Rutynowe badania Ludmiły wskazują na niedrożność jelit. Przemek i Sambor uważają, że pacjentka kwalifikuje się do szybkiej operacji. Ludmiła nie może uwierzyć, że z powodu lekkiego bólu brzucha musi położyć się pod nóż.
- Rozbolało mnie trochę mocniej parę dni temu, poza tym nic takiego strasznego się nie działo… Po tych dwóch krótkich badaniach macie już pewność? - dopytuje przerażona.
- Pewność, że zwłoka grozi pani śmiercią – ostrzega stanowczo Sambor.
Przemek uczestniczy w operacji, ale jest wycofany. Sambor głośno komentuje to, co widzi.
- Guz w przestrzeni zaotrzewnowej na samym kręgosłupie.
- Dziewczyna nie ma szans, tak? - dopytuje blady jak ściana Przemek. Z nerwów nie może opanować drżenia rąk. - Panie doktorze. Muszę wyjść.
- Pan żartuje!
Ale Przemek już nie słucha wściekłego Sambora i wybiega z sali.
W roli Ludmiły zobaczymy Paulinę Chruściel, absolwentkę warszawskiej PWST i aktorkę Teatru Powszechnego w Warszawie. Paulina jak dotąd znana jest z ról w "Złotopolskich", "Linia życia", czy „Na Wspólnej". W „Na dobre i na złe” zobaczymy ją przynajmniej w trzech odcinkach.
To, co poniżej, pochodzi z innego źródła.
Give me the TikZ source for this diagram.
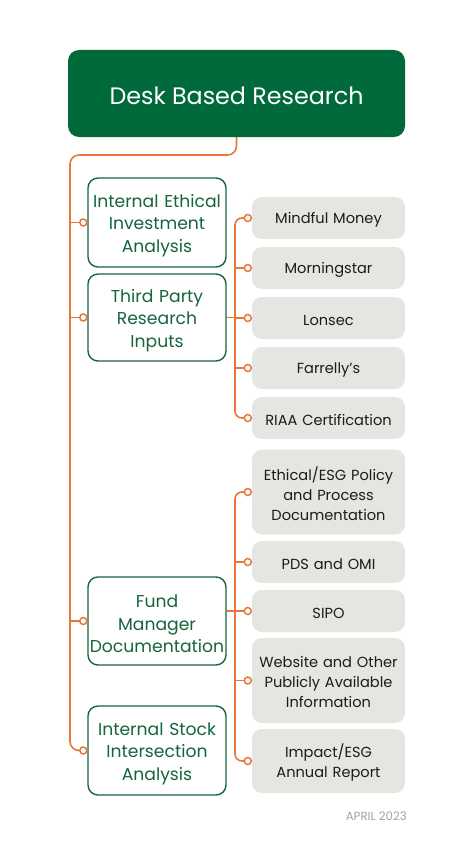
\documentclass[tikz,border=0pt]{standalone}
\usepackage{fontspec}
\setmainfont{Poppins}
\definecolor{dgreen}{HTML}{006A3B}
\definecolor{tgreen}{HTML}{17643E}
\definecolor{orng}{HTML}{E9773A}
\definecolor{lgray}{HTML}{E3E6E1}
\definecolor{txt}{HTML}{1C1C1C}
\definecolor{dategray}{HTML}{A2A2A2}
\begin{document}
\begin{tikzpicture}[x=1pt,y=-1pt,
  topbox/.style={fill=dgreen, rounded corners=11pt, minimum width=337pt, minimum height=87pt},
  toptxt/.style={text=white, font=\fontsize{23.8}{28}\selectfont, yshift=-2pt},
  catbox/.style={draw=tgreen, line width=1.4pt, fill=white, rounded corners=10pt, minimum width=138pt, inner sep=0pt},
  cattxt/.style={text width=136pt, align=center, text=tgreen, inner sep=0pt, font=\fontsize{17.2}{22.5}\selectfont, yshift=-3pt},
  itembox/.style={fill=lgray, rounded corners=10pt, minimum width=153pt, inner sep=0pt},
  itemtxt/.style={text width=150pt, align=center, text=txt, inner sep=0pt, font=\fontsize{14.6}{20}\selectfont, yshift=-2pt},
  conn/.style={draw=orng, line width=1.6pt},
  dot/.style={circle, draw=orng, fill=white, line width=1.5pt, minimum size=7pt, inner sep=0pt}
]
\useasboundingbox (0,0) rectangle (474,859);

\node[topbox, label={[toptxt]center:Desk Based Research}] (top) at (236.5,93.5) {};

\node[catbox, minimum height=89pt, label={[cattxt]center:{Internal Ethical\\Investment\\Analysis}}] (ie) at (157,222.5) {};
\node[catbox, minimum height=87pt, label={[cattxt]center:{Third Party\\Research\\Inputs}}] (tp) at (157,317.5) {};
\node[catbox, minimum height=88pt, label={[cattxt]center:{Fund\\Manager\\Documentation}}] (fm) at (157,621) {};
\node[catbox, minimum height=89pt, label={[cattxt]center:{Internal Stock\\Intersection\\Analysis}}] (is) at (157,750.5) {};

\node[itembox, minimum height=42pt, label={[itemtxt]center:Mindful Money}] (mm) at (328.5,218) {};
\node[itembox, minimum height=42pt, label={[itemtxt]center:Morningstar}] (ms) at (328.5,268) {};
\node[itembox, minimum height=42pt, label={[itemtxt]center:Lonsec}] (lo) at (328.5,318) {};
\node[itembox, minimum height=42pt, label={[itemtxt]center:Farrelly's}] (fa) at (328.5,368) {};
\node[itembox, minimum height=42pt, label={[itemtxt]center:RIAA Certification}] (ri) at (328.5,418) {};

\node[itembox, minimum height=85pt, label={[itemtxt]center:{Ethical/ESG Policy\\and Process\\Documentation}}] (ep) at (328.5,492) {};
\node[itembox, minimum height=42pt, label={[itemtxt]center:PDS and OMI}] (pd) at (328.5,562) {};
\node[itembox, minimum height=42pt, label={[itemtxt]center:SIPO}] (si) at (328.5,611) {};
\node[itembox, minimum height=85pt, label={[itemtxt]center:{Website and Other\\Publicly Available\\Information}}] (wb) at (328.5,680.5) {};
\node[itembox, minimum height=64pt, label={[itemtxt]center:{Impact/ESG\\Annual Report}}] (im) at (328.5,761) {};

\node[anchor=east, text=dategray, font=\fontsize{11.8}{13}\selectfont, inner sep=0pt] (date) at (407,816) {APRIL 2023};

% circle positions
\foreach \n in {ie,tp,fm,is,mm,ms,lo,fa,ri,ep,pd,si,wb,im}
  \coordinate (c\n) at ([xshift=-4pt]\n.west);

\coordinate (t1) at (70,0);
\coordinate (t2) at (235,0);

% main trunk
\draw[conn, rounded corners=9pt] (top.south) |- (t1 |- 0,155) |- (cis);
\foreach \n in {ie,tp,fm}
  \draw[conn] (t1 |- c\n) -- (c\n);

% third party branch
\draw[conn, rounded corners=7pt] (cmm) -- (t2 |- cmm) -- (t2 |- cri) -- (cri);
\foreach \n in {ms,lo,fa}
  \draw[conn] (t2 |- c\n) -- (c\n);
\draw[conn] (tp.east) -- (t2 |- tp.east);

% fund manager branch
\draw[conn, rounded corners=7pt] (cep) -- (t2 |- cep) -- (t2 |- cim) -- (cim);
\foreach \n in {pd,si,wb}
  \draw[conn] (t2 |- c\n) -- (c\n);
\draw[conn] (fm.east |- csi) -- (t2 |- csi);

\foreach \n in {ie,tp,fm,is,mm,ms,lo,fa,ri,ep,pd,si,wb,im}
  \node[dot] (d\n) at (c\n) {};
\end{tikzpicture}
\end{document}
Co grozi Przemkowi za takie zachowanie? Zapała po śmierci Aśki długo nie może odzyskać równowagi, czy przez to zostanie potraktowany łagodniej za „dezercję”? A może Przemek chce zrezygnować na zawsze z zawodu chirurga? 441. odcinka „Na dobre i na złe” lepiej nie przegapić.